As depicted in Figure 2, in all cases, the bridge structure converges to a clear and reasonable topological result. In Case 1, both the lateral supports and the longitudinal supports branch into four rods. In Case 2, neither the lateral supports nor the longitudinal supports branch; both are solid, continuous structures. In Case 3, the left and right supports are solid continuous structures, while the upper part of the longitudinal support is a continuous structure, and the lower part branches into four members. In Case 4, the left and right supports are solid continuous structures, while the longitudinal support branches into four members and is locally reinforced on both sides. Intuitively speaking, the final topology obtained by the PTO method is smoother than that obtained by the BESO method. Under four operating conditions, the maximum stress in the structure occurs at the same location, namely the fixed corner, indicated by the red circle. This also demonstrates the accuracy and effectiveness of the two heuristic algorithms in calculating structural stress.

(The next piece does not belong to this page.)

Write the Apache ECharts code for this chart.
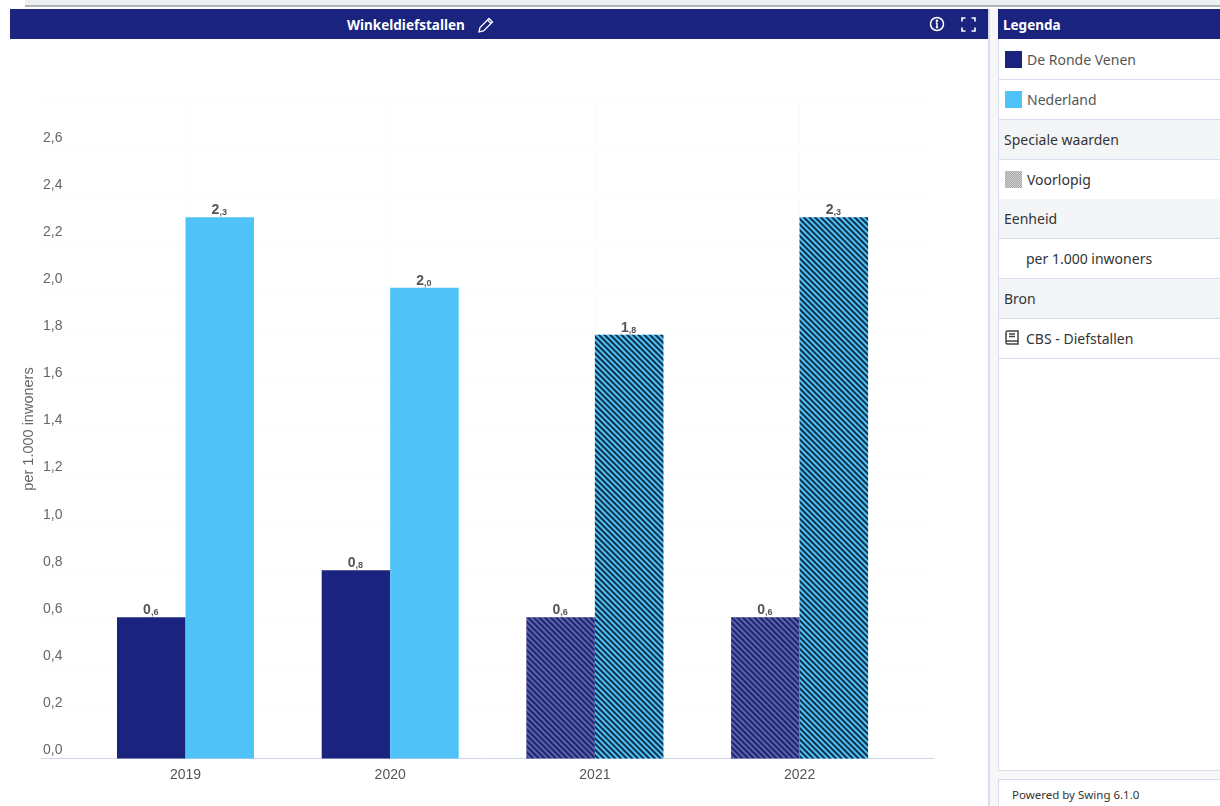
<!DOCTYPE html>
<html><head><meta charset="utf-8">
<script src="https://cdn.jsdelivr.net/npm/echarts@6/dist/echarts.min.js"></script>
<style>
html,body{margin:0;padding:0;width:1220px;height:806px;overflow:hidden;background:#fff;font-family:"Noto Sans",sans-serif;}
.abs{position:absolute;box-sizing:border-box;}
.row{position:absolute;left:999px;width:221px;border-bottom:1px solid #d8dcec;color:#555;font-size:14px;line-height:39px;padding-left:5px;white-space:nowrap;box-sizing:content-box;height:39px;}
.head{background:#f4f5f7;color:#333;}
.sw{position:absolute;left:6px;top:11px;width:17px;height:17px;}
.txt{position:absolute;left:28px;top:0;}
</style></head>
<body>
<div class="abs" style="left:25px;top:0;width:1195px;height:5px;background:#edf0f1;"></div>
<div class="abs" style="left:25px;top:5px;width:1195px;height:2px;background:#b4b4b8;"></div>
<div class="abs" style="left:10px;top:9px;width:978px;height:30px;background:#1a237e;"></div>
<div class="abs" style="left:347px;top:10px;height:30px;line-height:30px;color:#fff;font-weight:700;font-size:13.5px;white-space:nowrap;">Winkeldiefstallen</div>
<svg class="abs" style="left:477px;top:16px" width="18" height="18" viewBox="0 0 18 18" fill="none" stroke="#fff" stroke-width="1.3"><path d="M2 16l1-4.500L12 2.500l3.500 3.500-9 9z"/><path d="M10.500 4l3.500 3.500"/></svg>
<svg class="abs" style="left:929px;top:16px" width="16" height="16" viewBox="0 0 16 16" fill="none" stroke="#fff" stroke-width="1.500"><circle cx="8" cy="8" r="6.500"/><path d="M8 7v4.500M6.800 11.500h2.400M6.800 7H8" /><circle cx="8" cy="4.800" r=".6" fill="#fff"/></svg>
<svg class="abs" style="left:961px;top:17px" width="15" height="15" viewBox="0 0 15 15" fill="none" stroke="#fff" stroke-width="1.600"><path d="M1 4.500V1h3.500M10.500 1H14v3.500M14 10.500V14h-3.500M4.500 14H1v-3.500"/></svg>
<div class="abs" style="left:988px;top:9px;width:2px;height:797px;background:#d8dcec;"></div>
<div class="abs" style="left:990px;top:9px;width:8px;height:797px;background:#f8f7f7;"></div>
<div class="abs" style="left:998px;top:9px;width:222px;height:30px;background:#1a237e;color:#fff;font-weight:700;font-size:13.5px;line-height:32px;padding-left:5px;">Legenda</div>
<div class="abs" style="left:998px;top:39px;width:222px;height:732px;border:1px solid #d8dcec;border-right:0;border-top:0;"></div>
<div class="row" style="top:40px"><div class="sw" style="background:#1a237e"></div><div class="txt">De Ronde Venen</div></div>
<div class="row" style="top:80px"><div class="sw" style="background:#4fc3f7"></div><div class="txt">Nederland</div></div>
<div class="row head" style="top:120px">Speciale waarden</div>
<div class="row" style="top:160px;color:#333"><div class="sw" style="background:repeating-conic-gradient(#a8a8a8 0 25%,#cfcfcf 0 50%) 0 0/2px 2px"></div><div class="txt">Voorlopig</div></div>
<div class="row head" style="top:199px">Eenheid</div>
<div class="row" style="top:239px;color:#333;padding-left:27px">per 1.000 inwoners</div>
<div class="row head" style="top:279px">Bron</div>
<div class="row" style="top:319px;color:#333;padding-left:27px"><svg style="position:absolute;left:6px;top:11px" width="14" height="15" viewBox="0 0 14 15" fill="none" stroke="#444" stroke-width="1.500"><path d="M1 12V2.500Q1 1 2.500 1H13v13H2.500Q1 14 1 12.500Q1 11 2.500 11H13"/><path d="M4 4h6M4 6.500h6"/></svg>CBS - Diefstallen</div>
<div class="abs" style="left:998px;top:771px;width:222px;height:8px;background:#f8f7f7;"></div>
<div class="abs" style="left:998px;top:779px;width:222px;height:27px;border:1px solid #d8dcec;border-right:0;border-bottom:0;color:#333;font-size:11.5px;line-height:30px;padding-left:13px;">Powered by Swing 6.1.0</div>
<div id="chart" class="abs" style="left:0;top:40px;width:988px;height:766px;"></div>
<script>
const years = [2019, 2020, 2021, 2022];
const deRondeVenen = [0.6, 0.8, 0.6, 0.6];
const nederland = [2.3, 2.0, 1.8, 2.3];
const provisionalYears = [2021, 2022];
const yTicks = [0, 0.2, 0.4, 0.6, 0.8, 1.0, 1.2, 1.4, 1.6, 1.8, 2.0, 2.2, 2.4, 2.6];
const yTitle = 'per 1.000 inwoners';
const NAVY = '#1a237e', SKY = '#4fc3f7';

function stripes(color) {
  return { symbol: 'rect', symbolSize: 1, dashArrayX: [1, 0], dashArrayY: [1.5, 1.5], rotation: Math.PI / 4, color: color };
}
function points(values, color, stripeColor) {
  return values.map((v, i) => ({
    value: [years[i], v],
    itemStyle: {
      color: color,
      decal: provisionalYears.includes(years[i]) ? stripes(stripeColor) : null
    }
  }));
}
function lbl(p) {
  const s = p.value[1].toFixed(1).split('.');
  return '{a|' + s[0] + '}{b|,' + s[1] + '}';
}
function bar(name, values, color, stripeColor) {
  return {
    name: name, type: 'bar', barWidth: 68.5, barGap: '0%',
    data: points(values, color, stripeColor),
    label: { show: true, position: 'top', distance: 0, offset: [-0.5, 0], formatter: lbl,
      rich: { a: { fontFamily: 'Liberation Sans', fontWeight: 700, fontSize: 14, color: '#555' },
              b: { fontFamily: 'Liberation Sans', fontWeight: 700, fontSize: 9, color: '#555', verticalAlign: 'bottom' } } }
  };
}
const chart = echarts.init(document.getElementById('chart'), null, { renderer: 'canvas' });
chart.setOption({
  animation: false,
  aria: { enabled: false, decal: { show: false } },
  grid: { left: 41, right: 54, top: 59.5, bottom: 47.5, containLabel: false },
  xAxis: {
    type: 'value', min: 2018.2941, max: 2022.6566,
    axisLine: { show: true, lineStyle: { color: '#ccd6eb', width: 1 } },
    axisTick: { show: false, customValues: years },
    axisLabel: { customValues: years, formatter: v => String(v), color: '#555', fontSize: 14, fontFamily: 'Liberation Sans', margin: 10 },
    splitLine: { show: true, lineStyle: { color: '#fbfbfb' } }
  },
  yAxis: {
    type: 'value', min: 0, max: 2.8, interval: 0.2,
    name: yTitle, nameLocation: 'middle', nameGap: 5, nameMoveOverlap: false,
    nameTextStyle: { color: '#666', fontSize: 14.5, fontFamily: 'Liberation Sans' },
    axisLine: { show: false }, axisTick: { show: false },
    axisLabel: { inside: true, margin: 2, color: '#666', fontSize: 14, fontFamily: 'Liberation Sans', verticalAlign: 'bottom', lineHeight: 17,
      formatter: v => yTicks.some(t => Math.abs(t - v) < 1e-6) ? v.toFixed(1).replace('.', ',') : '' },
    splitLine: { show: true, lineStyle: { color: '#fbfbfb' } }
  },
  series: [
    bar('De Ronde Venen', deRondeVenen, NAVY, 'rgba(190,190,200,0.42)'),
    bar('Nederland', nederland, SKY, 'rgba(0,10,30,0.8)')
  ]
});
</script>
</body></html>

As listed in Table 1, PTO has tremendous advantages over BESO methods in terms of total optimization and each iteration, which illustrates that PTO has obvious merit in terms of calculational efficiency. As the p-norm increases in BESO, the structural stress decreases, but the structural compliance gradually increases. For Case 2 with p = 2, the maximum stress in the PTO method is smaller than that in BESO, explaining that the PTO method has advantages in terms of trace amounts in the maximum stress, but the structural compliance in BESO is smaller than that in PTO. For Cases 3 and 4, the maximum stresses in BESO are smaller than those in PTO, but the structural compliances in PTO are smaller than those in BESO. The above analysis indicates that BESO has advantages in the maximum stress calculation, while sacrificing structural compliance.

As depicted in Figure 3, the four cases stably converge with the final designs. PTO optimizes from a uniform density of 0.3, and the stress value first decreases and then stabilizes at a certain value. The BESO method starts with full designs, and the iteration curves are more stable than those in PTO. Case 2 gradually increases to a certain value of 6.792, and Cases 3 and 4 are stable enough during the optimization, due to the increase in p-norm.

4. Conclusions

This paper first investigates the calculational efficiency and accuracy of heuristic algorithms in solving the stress minimization problem. The methods considered are BESO and PTO methods; both of them are density-based optimization methods. BESO is sensitive, while PTO is insensitive. A numerical example explains that PTO has unparalleled advantages over BESO in calculation efficiency. For a 3D bridge structure with p = 2, the final stress values in PTO are smaller than those obtained in BESO. In BESO, the stress value gradually decreases with the increase in p, and the compliance obtained by p = 3 and p = 4 is greater than that obtained by PTO. This situation explains that the calculational accuracy in stress and compliance calculation is problem-dependent. Hence, if the engineering requirement in calculational accuracy is not high, we can fully use the PTO method to solve the stress-related optimization problem, due to its unparalleled efficiency.